─── Material provided
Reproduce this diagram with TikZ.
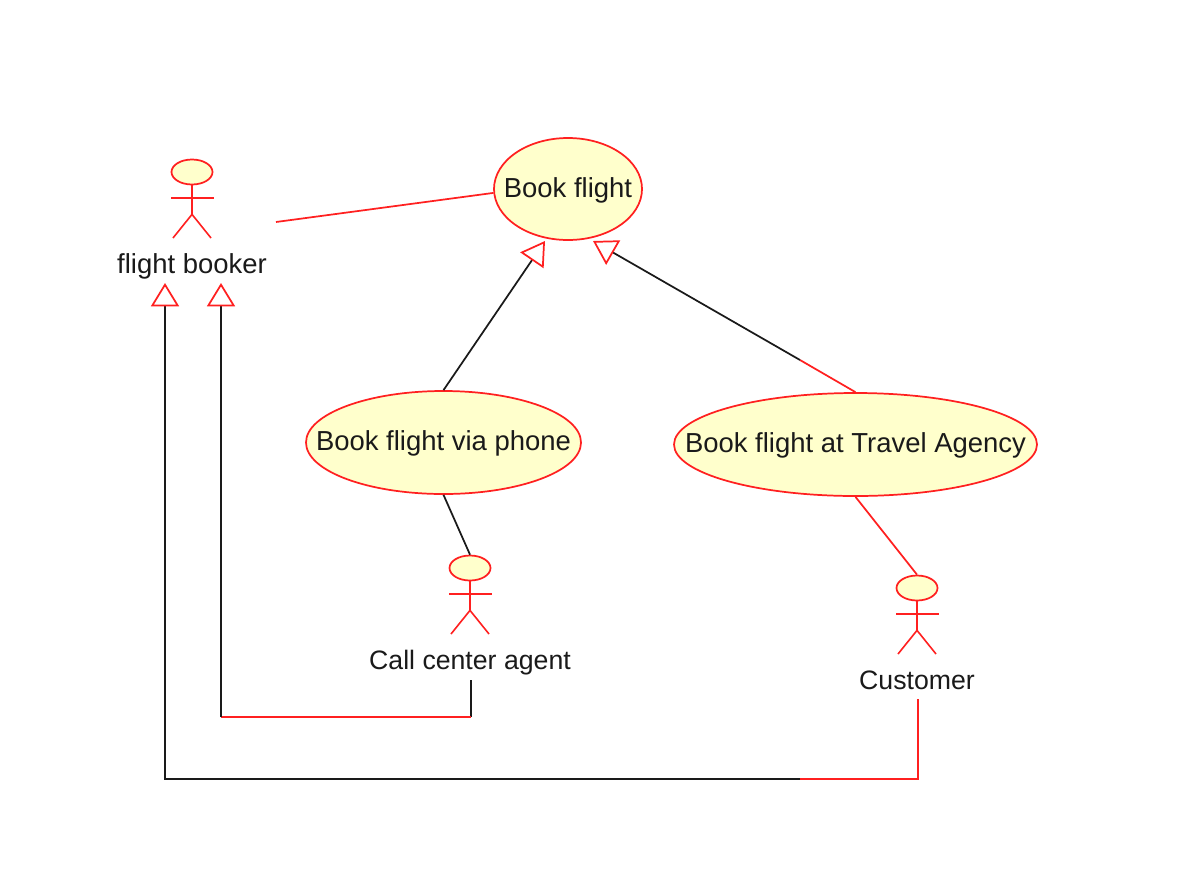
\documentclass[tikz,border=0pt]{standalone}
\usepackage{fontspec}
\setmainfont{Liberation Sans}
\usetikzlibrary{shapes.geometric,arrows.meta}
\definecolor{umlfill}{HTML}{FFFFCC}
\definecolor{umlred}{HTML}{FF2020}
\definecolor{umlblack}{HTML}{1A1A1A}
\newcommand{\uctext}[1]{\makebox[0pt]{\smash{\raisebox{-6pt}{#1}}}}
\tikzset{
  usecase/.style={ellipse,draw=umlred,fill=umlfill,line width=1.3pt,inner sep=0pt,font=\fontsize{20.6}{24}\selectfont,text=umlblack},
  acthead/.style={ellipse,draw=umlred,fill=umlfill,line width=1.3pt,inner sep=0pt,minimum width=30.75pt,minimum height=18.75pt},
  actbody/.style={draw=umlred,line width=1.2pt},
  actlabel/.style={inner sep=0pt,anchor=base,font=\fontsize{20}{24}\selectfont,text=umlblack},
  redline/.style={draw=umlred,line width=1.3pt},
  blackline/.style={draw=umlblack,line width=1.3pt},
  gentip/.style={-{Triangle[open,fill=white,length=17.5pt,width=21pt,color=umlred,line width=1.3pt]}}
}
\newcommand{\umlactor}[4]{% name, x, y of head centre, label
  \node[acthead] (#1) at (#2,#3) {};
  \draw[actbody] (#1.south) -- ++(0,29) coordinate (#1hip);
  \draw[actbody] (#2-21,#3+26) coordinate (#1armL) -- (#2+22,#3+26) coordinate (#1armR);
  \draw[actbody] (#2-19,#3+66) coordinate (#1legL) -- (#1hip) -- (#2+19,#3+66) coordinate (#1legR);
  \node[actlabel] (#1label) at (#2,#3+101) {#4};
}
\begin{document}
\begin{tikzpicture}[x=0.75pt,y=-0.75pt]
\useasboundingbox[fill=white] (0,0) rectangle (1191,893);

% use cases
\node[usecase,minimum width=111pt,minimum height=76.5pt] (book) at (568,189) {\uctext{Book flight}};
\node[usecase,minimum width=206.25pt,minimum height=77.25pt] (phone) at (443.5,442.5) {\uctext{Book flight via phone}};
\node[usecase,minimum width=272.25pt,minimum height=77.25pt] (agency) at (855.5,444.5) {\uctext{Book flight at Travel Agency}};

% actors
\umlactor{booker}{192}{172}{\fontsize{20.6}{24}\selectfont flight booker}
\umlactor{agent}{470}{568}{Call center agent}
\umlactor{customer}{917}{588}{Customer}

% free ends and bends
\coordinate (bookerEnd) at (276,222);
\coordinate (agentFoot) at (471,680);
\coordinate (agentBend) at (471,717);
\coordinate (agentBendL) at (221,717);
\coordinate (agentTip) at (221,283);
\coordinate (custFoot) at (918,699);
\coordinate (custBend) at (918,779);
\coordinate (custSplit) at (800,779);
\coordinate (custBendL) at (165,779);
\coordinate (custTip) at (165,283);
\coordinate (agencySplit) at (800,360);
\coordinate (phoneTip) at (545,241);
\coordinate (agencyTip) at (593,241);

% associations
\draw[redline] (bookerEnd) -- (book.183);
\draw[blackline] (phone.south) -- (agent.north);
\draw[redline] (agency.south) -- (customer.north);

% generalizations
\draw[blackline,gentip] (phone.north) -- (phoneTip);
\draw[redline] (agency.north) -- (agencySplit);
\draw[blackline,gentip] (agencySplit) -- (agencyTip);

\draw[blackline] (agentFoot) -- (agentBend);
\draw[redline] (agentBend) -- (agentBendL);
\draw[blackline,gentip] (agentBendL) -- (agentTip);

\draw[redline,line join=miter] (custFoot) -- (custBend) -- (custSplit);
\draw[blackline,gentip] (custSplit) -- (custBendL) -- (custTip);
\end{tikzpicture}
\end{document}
──────
- Required work
Repeat the data above exactly, but not the pictures.

- Solution
Reproduce this diagram with TikZ.
\documentclass[tikz,border=0pt]{standalone}
\usepackage{fontspec}
\setmainfont{Liberation Sans}
\usetikzlibrary{shapes.geometric,arrows.meta}
\definecolor{umlfill}{HTML}{FFFFCC}
\definecolor{umlred}{HTML}{FF2020}
\definecolor{umlblack}{HTML}{1A1A1A}
\newcommand{\uctext}[1]{\makebox[0pt]{\smash{\raisebox{-6pt}{#1}}}}
\tikzset{
  usecase/.style={ellipse,draw=umlred,fill=umlfill,line width=1.3pt,inner sep=0pt,font=\fontsize{20.6}{24}\selectfont,text=umlblack},
  acthead/.style={ellipse,draw=umlred,fill=umlfill,line width=1.3pt,inner sep=0pt,minimum width=30.75pt,minimum height=18.75pt},
  actbody/.style={draw=umlred,line width=1.2pt},
  actlabel/.style={inner sep=0pt,anchor=base,font=\fontsize{20}{24}\selectfont,text=umlblack},
  redline/.style={draw=umlred,line width=1.3pt},
  blackline/.style={draw=umlblack,line width=1.3pt},
  gentip/.style={-{Triangle[open,fill=white,length=17.5pt,width=21pt,color=umlred,line width=1.3pt]}}
}
\newcommand{\umlactor}[4]{% name, x, y of head centre, label
  \node[acthead] (#1) at (#2,#3) {};
  \draw[actbody] (#1.south) -- ++(0,29) coordinate (#1hip);
  \draw[actbody] (#2-21,#3+26) coordinate (#1armL) -- (#2+22,#3+26) coordinate (#1armR);
  \draw[actbody] (#2-19,#3+66) coordinate (#1legL) -- (#1hip) -- (#2+19,#3+66) coordinate (#1legR);
  \node[actlabel] (#1label) at (#2,#3+101) {#4};
}
\begin{document}
\begin{tikzpicture}[x=0.75pt,y=-0.75pt]
\useasboundingbox[fill=white] (0,0) rectangle (1191,893);

% use cases
\node[usecase,minimum width=111pt,minimum height=76.5pt] (book) at (568,189) {\uctext{Book flight}};
\node[usecase,minimum width=206.25pt,minimum height=77.25pt] (phone) at (443.5,442.5) {\uctext{Book flight via phone}};
\node[usecase,minimum width=272.25pt,minimum height=77.25pt] (agency) at (855.5,444.5) {\uctext{Book flight at Travel Agency}};

% actors
\umlactor{booker}{192}{172}{\fontsize{20.6}{24}\selectfont flight booker}
\umlactor{agent}{470}{568}{Call center agent}
\umlactor{customer}{917}{588}{Customer}

% free ends and bends
\coordinate (bookerEnd) at (276,222);
\coordinate (agentFoot) at (471,680);
\coordinate (agentBend) at (471,717);
\coordinate (agentBendL) at (221,717);
\coordinate (agentTip) at (221,283);
\coordinate (custFoot) at (918,699);
\coordinate (custBend) at (918,779);
\coordinate (custSplit) at (800,779);
\coordinate (custBendL) at (165,779);
\coordinate (custTip) at (165,283);
\coordinate (agencySplit) at (800,360);
\coordinate (phoneTip) at (545,241);
\coordinate (agencyTip) at (593,241);

% associations
\draw[redline] (bookerEnd) -- (book.183);
\draw[blackline] (phone.south) -- (agent.north);
\draw[redline] (agency.south) -- (customer.north);

% generalizations
\draw[blackline,gentip] (phone.north) -- (phoneTip);
\draw[redline] (agency.north) -- (agencySplit);
\draw[blackline,gentip] (agencySplit) -- (agencyTip);

\draw[blackline] (agentFoot) -- (agentBend);
\draw[redline] (agentBend) -- (agentBendL);
\draw[blackline,gentip] (agentBendL) -- (agentTip);

\draw[redline,line join=miter] (custFoot) -- (custBend) -- (custSplit);
\draw[blackline,gentip] (custSplit) -- (custBendL) -- (custTip);
\end{tikzpicture}
\end{document}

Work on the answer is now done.